Reproduce the material word for word; the images stay out.

:: Data block

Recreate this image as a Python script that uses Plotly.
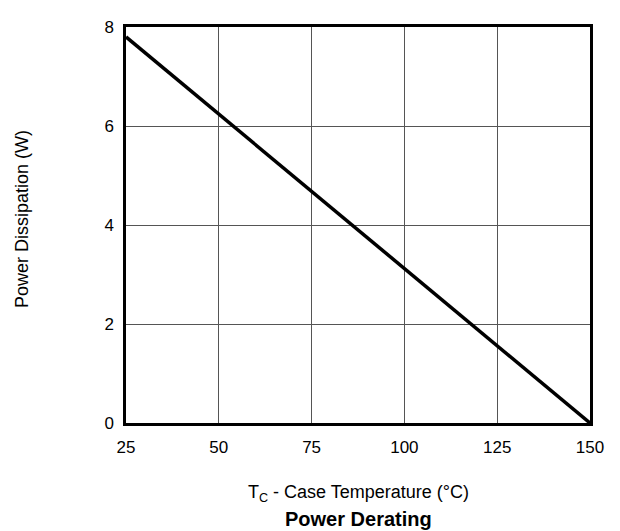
import plotly.graph_objects as go

temp_c = [25, 150]
power_w = [7.8, 0]
x_ticks = [25, 50, 75, 100, 125, 150]
y_ticks = [0, 2, 4, 6, 8]

FAM = "Liberation Sans, Arial, sans-serif"

fig = go.Figure()
fig.add_trace(go.Scatter(x=temp_c, y=power_w, mode="lines",
                         line=dict(color="black", width=3.5), showlegend=False))

fig.update_layout(
    width=612, height=523,
    margin=dict(l=118, r=30, t=10, b=108),
    paper_bgcolor="white", plot_bgcolor="white",
    font=dict(family=FAM, size=17, color="black"),
)
fig.update_xaxes(range=[25, 150], tickvals=x_ticks, showgrid=True, gridcolor="#555",
                 gridwidth=1.2, showline=True, linecolor="black", linewidth=2.5,
                 mirror=True, zeroline=False, ticks="", ticklabelstandoff=7)
fig.update_yaxes(range=[0, 8], tickvals=y_ticks, showgrid=True, gridcolor="#555",
                 gridwidth=1.2, showline=True, linecolor="black", linewidth=2.5,
                 mirror=True, zeroline=False, ticks="", ticklabelstandoff=6)

fig.add_annotation(text="T<sub>C</sub> - Case Temperature (°C)", xref="paper", yref="paper",
                   x=0.5, y=-0.178, showarrow=False, yanchor="middle",
                   font=dict(family=FAM, size=18))
fig.add_annotation(text="<b>Power Derating</b>", xref="paper", yref="paper",
                   x=0.5, y=-0.242, showarrow=False, yanchor="middle",
                   font=dict(family=FAM, size=20))
fig.add_annotation(text="Power Dissipation (W)", xref="paper", yref="paper",
                   x=-0.224, y=0.515, showarrow=False, textangle=-90,
                   xanchor="center", yanchor="middle",
                   font=dict(family=FAM, size=18))

fig.write_html("out.html")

::::

Result of the task:
Recreate this image as a Python script that uses Plotly.
import plotly.graph_objects as go

temp_c = [25, 150]
power_w = [7.8, 0]
x_ticks = [25, 50, 75, 100, 125, 150]
y_ticks = [0, 2, 4, 6, 8]

FAM = "Liberation Sans, Arial, sans-serif"

fig = go.Figure()
fig.add_trace(go.Scatter(x=temp_c, y=power_w, mode="lines",
                         line=dict(color="black", width=3.5), showlegend=False))

fig.update_layout(
    width=612, height=523,
    margin=dict(l=118, r=30, t=10, b=108),
    paper_bgcolor="white", plot_bgcolor="white",
    font=dict(family=FAM, size=17, color="black"),
)
fig.update_xaxes(range=[25, 150], tickvals=x_ticks, showgrid=True, gridcolor="#555",
                 gridwidth=1.2, showline=True, linecolor="black", linewidth=2.5,
                 mirror=True, zeroline=False, ticks="", ticklabelstandoff=7)
fig.update_yaxes(range=[0, 8], tickvals=y_ticks, showgrid=True, gridcolor="#555",
                 gridwidth=1.2, showline=True, linecolor="black", linewidth=2.5,
                 mirror=True, zeroline=False, ticks="", ticklabelstandoff=6)

fig.add_annotation(text="T<sub>C</sub> - Case Temperature (°C)", xref="paper", yref="paper",
                   x=0.5, y=-0.178, showarrow=False, yanchor="middle",
                   font=dict(family=FAM, size=18))
fig.add_annotation(text="<b>Power Derating</b>", xref="paper", yref="paper",
                   x=0.5, y=-0.242, showarrow=False, yanchor="middle",
                   font=dict(family=FAM, size=20))
fig.add_annotation(text="Power Dissipation (W)", xref="paper", yref="paper",
                   x=-0.224, y=0.515, showarrow=False, textangle=-90,
                   xanchor="center", yanchor="middle",
                   font=dict(family=FAM, size=18))

fig.write_html("out.html")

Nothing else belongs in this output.